Everything’s coming up Pauline, as the last parliamentary sitting week for the year ends. While Pauline Hanson was forced to sit it out, due to being suspended from the Senate over her burqa, even that suspension has worked in her favour. After the burqa incident, I wrote to expect to see One Nation’s poll numbers hit 18 per cent, possibly 20. I was, it turns out, too pessimistic.
According to Labor-aligned polling group Redbridge, One Nation have already hit 18 per cent. And that’s before the massive wave of support the Senate suspension unleashed. Across social media, the comments sections of even hard-left publications like the Guardian and the Age were flooded with messages of support. Talkback radio, too, lit up with Aussies of all backgrounds cheering on Pauline Hanson.

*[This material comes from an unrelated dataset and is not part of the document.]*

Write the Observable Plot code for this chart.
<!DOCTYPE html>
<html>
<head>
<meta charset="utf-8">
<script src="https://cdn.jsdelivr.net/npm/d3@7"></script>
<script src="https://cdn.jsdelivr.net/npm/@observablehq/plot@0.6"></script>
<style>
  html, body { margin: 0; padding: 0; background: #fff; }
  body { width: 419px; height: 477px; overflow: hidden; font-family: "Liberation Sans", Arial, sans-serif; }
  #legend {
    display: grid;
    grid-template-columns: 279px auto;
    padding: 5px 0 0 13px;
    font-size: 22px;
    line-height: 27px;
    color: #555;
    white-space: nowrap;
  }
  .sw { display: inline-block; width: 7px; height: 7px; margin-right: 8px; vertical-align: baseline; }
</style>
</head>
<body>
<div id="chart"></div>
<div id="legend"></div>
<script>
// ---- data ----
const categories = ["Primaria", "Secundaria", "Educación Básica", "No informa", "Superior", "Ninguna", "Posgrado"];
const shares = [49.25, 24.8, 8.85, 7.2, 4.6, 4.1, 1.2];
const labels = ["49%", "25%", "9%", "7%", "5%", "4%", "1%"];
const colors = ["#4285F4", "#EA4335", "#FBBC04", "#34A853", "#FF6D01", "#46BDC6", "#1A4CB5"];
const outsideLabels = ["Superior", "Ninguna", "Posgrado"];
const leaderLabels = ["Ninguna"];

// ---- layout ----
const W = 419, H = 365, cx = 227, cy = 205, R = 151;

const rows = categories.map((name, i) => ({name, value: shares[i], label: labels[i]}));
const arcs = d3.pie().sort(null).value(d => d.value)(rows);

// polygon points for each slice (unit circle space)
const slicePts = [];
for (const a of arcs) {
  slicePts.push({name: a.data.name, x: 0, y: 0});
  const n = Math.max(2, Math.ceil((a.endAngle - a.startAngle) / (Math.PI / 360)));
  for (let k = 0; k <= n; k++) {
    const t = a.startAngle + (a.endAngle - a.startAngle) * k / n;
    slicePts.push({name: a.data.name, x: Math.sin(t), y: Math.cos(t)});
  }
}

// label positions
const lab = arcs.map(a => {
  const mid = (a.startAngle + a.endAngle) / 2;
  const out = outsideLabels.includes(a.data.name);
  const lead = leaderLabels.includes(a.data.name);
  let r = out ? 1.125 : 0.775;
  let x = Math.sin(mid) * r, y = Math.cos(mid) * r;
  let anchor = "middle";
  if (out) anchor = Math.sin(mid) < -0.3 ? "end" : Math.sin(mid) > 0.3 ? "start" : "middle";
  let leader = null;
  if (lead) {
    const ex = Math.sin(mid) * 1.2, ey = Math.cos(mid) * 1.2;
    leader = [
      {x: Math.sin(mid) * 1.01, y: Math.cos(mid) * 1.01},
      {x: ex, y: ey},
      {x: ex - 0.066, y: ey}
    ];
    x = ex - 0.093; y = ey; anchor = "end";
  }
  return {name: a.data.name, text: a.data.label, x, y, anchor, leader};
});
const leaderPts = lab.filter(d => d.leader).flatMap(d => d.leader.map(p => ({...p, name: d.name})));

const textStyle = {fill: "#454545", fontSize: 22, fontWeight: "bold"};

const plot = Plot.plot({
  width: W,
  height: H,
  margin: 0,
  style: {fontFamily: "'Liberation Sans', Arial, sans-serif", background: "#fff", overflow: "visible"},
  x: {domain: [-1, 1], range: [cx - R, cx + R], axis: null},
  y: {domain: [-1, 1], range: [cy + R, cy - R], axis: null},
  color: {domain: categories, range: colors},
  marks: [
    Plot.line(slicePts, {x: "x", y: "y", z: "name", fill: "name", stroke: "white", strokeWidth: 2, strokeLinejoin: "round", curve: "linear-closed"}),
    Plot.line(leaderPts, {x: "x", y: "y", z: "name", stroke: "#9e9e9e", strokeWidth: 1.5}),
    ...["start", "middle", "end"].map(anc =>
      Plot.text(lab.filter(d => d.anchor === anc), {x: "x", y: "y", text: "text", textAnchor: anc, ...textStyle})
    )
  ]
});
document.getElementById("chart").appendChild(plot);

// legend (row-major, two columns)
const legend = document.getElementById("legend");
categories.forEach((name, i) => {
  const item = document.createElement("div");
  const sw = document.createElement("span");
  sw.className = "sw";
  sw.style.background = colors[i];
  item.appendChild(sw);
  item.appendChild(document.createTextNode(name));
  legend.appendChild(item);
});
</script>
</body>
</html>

Listeners described Senator Pauline Hanson as a leader willing to stand alone, stand firm, and stand up for the Australians who feel ignored by the political establishment. Many callers said her actions reflected not just personal conviction but the sentiments of countless quiet supporters who feel she speaks the truth that major parties avoid.
Callers expressed frustration with the behaviour of parliament, pointing out the constant shouting, hostility, and refusal to address issues everyday Australians face. Many argued that her suspension highlighted an ongoing double standard in politics, where other politicians repeatedly escape consequences for far more controversial conduct.

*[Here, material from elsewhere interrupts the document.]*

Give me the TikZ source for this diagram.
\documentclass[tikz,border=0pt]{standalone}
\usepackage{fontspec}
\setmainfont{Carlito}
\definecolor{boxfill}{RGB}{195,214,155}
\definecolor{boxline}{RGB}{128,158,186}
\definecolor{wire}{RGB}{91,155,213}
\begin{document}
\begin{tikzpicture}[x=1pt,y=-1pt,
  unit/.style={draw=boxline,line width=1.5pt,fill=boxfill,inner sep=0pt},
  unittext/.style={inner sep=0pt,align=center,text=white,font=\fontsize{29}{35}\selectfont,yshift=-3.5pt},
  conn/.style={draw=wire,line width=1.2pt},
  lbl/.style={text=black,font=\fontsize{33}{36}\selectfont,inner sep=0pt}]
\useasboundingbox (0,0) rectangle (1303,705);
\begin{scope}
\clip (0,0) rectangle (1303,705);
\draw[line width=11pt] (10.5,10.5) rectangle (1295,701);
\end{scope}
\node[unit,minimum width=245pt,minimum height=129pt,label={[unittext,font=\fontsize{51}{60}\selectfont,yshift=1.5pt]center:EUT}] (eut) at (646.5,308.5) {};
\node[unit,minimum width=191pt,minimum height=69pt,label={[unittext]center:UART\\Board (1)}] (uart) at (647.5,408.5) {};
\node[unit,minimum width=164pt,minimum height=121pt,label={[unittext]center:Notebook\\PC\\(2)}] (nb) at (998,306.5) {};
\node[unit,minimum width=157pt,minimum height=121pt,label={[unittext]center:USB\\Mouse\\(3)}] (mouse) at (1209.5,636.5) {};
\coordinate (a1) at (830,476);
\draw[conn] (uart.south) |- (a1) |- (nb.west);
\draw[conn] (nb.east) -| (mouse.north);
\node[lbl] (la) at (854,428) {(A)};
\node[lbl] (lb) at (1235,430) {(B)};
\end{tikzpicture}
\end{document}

What they’re referring to is that the shocking antics of far-left loons and open racists, such as Lidia Thorpe and Mehreen Faruqi, go completely unpunished. From brandishing dead fish, to wearing terror-rags and bellowing genocidal slogans, to threatening terror attacks against parliament, there’s no enormity left-wing extremists won’t get away with. Yet, if a centre-right politician wears a garment the rest of the Senate says is perfectly OK for the rest of us to put up with seeing on the street, then all hell breaks loose.
Australians are sick of the double-standards, and even more sick of being told they can’t criticise a terrorist ideology.

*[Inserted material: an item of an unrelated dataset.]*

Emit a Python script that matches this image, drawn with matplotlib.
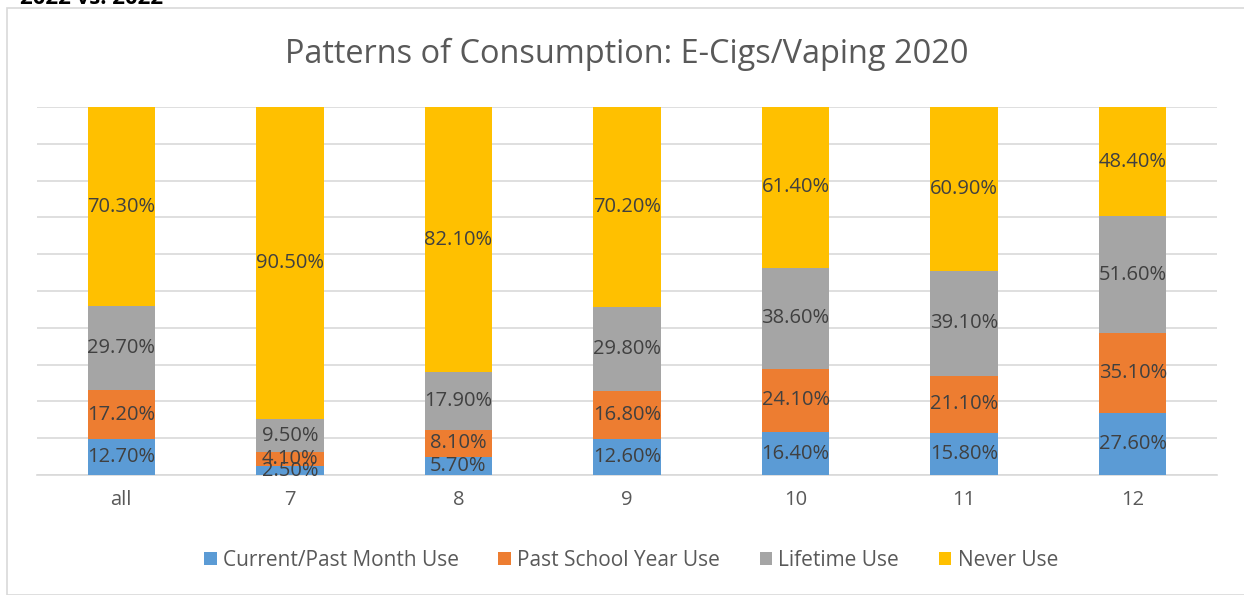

They’re also sick of being told they can’t laugh at the lunacy of the left-elite.
Not only did Pauline Hanson commission a movie based on her controversial Please Explain cartoon webseries, but the trailer premiere at Parliament House was cancelled after officials worried it might “cause offence” to members of the public.
Titled A Super Progressive Movie, the 90-minute long film is based off her satirical cartoon series Please Explain, which has aired more than 100 episodes since it was first released in 2021, and has been criticised for its racist, sexist, and homophobic themes.
In other words, unlike 99 per cent of modern ‘comedians’, it’s actually funny.
Hanson was scheduled to host an exclusive event launching the film’s trailer, never-before-seen scenes, and a Q&A with the Please Explain team at Parliament House on Wednesday evening, only to have the proceedings cancelled on Tuesday in accordance with event booking considerations.
“These considerations include the requirement that events held at Australian Parliament House are accepted, among other requirements, of not being likely to cause offence to any part of the Australian community,” read an email sent to One Nation from parliamentary officials, as seen by news.com.au.
Well… that’s the joke.
Our movie may very well offend some people. Offending people is an inevitable consequence of free speech, a fundamental principle of Australian democracy. No one has a right to be unoffended, contrary to what the ‘super progressive left’ believes.
Just to rub it in, and make the lefty heads explode even harder, the movie will premiere on Australia Day, in just a few months.
Capping off One Nation’s big week, former Nationals leader and deputy prime minister Barnaby Joyce became a former Nationals MP – with big expectations he’ll be jumping ship to One Nation soon.
Following months of speculation over his future and confirmation from Pauline Hanson that she was seeking to have him join One Nation, Mr Joyce on Thursday afternoon told the House of Representatives that he would no longer sit as a Nationals MP, and would join the crossbench.
While Joyce is, as one wag put it, doing the ‘Dance of the Seven Akubras’, speculation remains rife that he will join One Nation. If he does, he’ll become the party’s first lower house MP, which will mean that One Nation has one more lower house MP than the Greens. If current polling holds, the party is on track for as many as five lower house MPs after the next election, as well as increasing its Senate headcount, making them a formidable third party and possibly even the major conservative party.
While One Nation has always polled higher in the country than in the city, this election its signature policies, ‘Net Zero’ and mass immigration, not to say the destruction of Australian culture in favour of multi-cult tribalism, potentially have big appeal in the vast areas of the cities outside the ‘Quinoa Belt’ of inner Melbourne, Sydney and Brisbane.
The next election is not exactly One Nation’s to lose, but certainly one for them to stand astride as a colossus of third-party possibility.